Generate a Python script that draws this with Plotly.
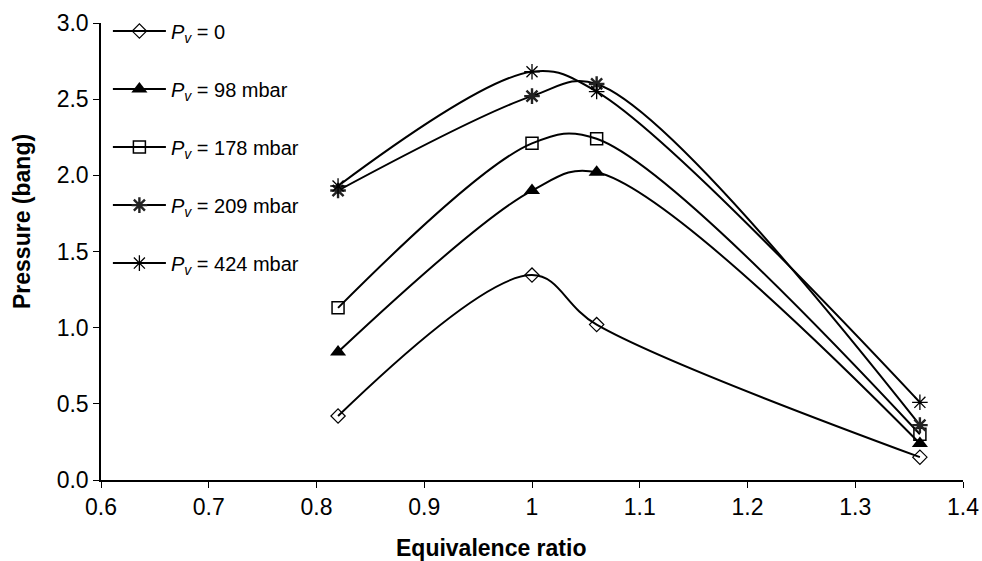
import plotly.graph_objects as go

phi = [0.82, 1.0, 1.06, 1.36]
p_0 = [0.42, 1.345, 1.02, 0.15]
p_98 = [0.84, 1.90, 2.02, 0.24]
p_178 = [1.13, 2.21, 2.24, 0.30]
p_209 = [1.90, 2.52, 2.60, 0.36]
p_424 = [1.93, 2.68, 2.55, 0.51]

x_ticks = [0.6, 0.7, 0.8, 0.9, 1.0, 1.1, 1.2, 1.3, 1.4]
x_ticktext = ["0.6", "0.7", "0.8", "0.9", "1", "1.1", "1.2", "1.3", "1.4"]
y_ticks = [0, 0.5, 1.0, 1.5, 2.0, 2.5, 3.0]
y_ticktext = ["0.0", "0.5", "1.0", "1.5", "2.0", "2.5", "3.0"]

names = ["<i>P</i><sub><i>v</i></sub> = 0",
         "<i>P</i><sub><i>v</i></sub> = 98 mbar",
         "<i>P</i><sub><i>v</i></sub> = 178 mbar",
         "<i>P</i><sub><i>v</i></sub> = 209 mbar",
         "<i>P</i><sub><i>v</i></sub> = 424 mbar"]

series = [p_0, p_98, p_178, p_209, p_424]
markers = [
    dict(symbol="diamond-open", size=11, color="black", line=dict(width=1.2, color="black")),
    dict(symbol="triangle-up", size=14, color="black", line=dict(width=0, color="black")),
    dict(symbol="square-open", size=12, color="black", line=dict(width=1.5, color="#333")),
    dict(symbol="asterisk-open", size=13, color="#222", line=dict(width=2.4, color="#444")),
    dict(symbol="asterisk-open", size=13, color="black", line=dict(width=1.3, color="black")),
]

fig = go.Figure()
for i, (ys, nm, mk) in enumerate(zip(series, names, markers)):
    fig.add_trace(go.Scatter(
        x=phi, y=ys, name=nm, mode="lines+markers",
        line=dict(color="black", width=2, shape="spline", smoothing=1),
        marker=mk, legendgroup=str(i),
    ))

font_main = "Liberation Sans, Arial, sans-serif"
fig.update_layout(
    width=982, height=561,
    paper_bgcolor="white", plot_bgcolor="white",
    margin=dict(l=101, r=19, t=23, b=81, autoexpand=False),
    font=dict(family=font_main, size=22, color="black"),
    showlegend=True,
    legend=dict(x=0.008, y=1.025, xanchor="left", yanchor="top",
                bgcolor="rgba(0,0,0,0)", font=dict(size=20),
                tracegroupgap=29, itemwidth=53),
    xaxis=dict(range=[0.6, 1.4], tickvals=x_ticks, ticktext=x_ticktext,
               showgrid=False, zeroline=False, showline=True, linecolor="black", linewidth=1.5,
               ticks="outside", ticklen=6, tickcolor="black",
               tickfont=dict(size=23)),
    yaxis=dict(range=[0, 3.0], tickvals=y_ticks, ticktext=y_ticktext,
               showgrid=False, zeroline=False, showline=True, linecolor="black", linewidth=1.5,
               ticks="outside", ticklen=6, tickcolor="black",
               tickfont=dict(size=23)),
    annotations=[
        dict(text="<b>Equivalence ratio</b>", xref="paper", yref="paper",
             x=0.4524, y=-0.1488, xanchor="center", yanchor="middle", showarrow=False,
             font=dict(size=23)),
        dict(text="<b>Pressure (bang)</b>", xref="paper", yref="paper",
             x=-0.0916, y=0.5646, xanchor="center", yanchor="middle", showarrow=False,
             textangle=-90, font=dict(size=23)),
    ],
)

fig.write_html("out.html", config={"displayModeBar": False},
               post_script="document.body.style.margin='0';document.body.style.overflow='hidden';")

> [WRITTEN REQUEST]
Go from the first line of the data above to the line containing "p_424 = [1.93, 2.68, 2.55, 0.51]" and retype exactly those lines, both included, but none of the pictures.

> [OUTPUT OF THE EXERCISE]
Generate a Python script that draws this with Plotly.
import plotly.graph_objects as go

phi = [0.82, 1.0, 1.06, 1.36]
p_0 = [0.42, 1.345, 1.02, 0.15]
p_98 = [0.84, 1.90, 2.02, 0.24]
p_178 = [1.13, 2.21, 2.24, 0.30]
p_209 = [1.90, 2.52, 2.60, 0.36]
p_424 = [1.93, 2.68, 2.55, 0.51]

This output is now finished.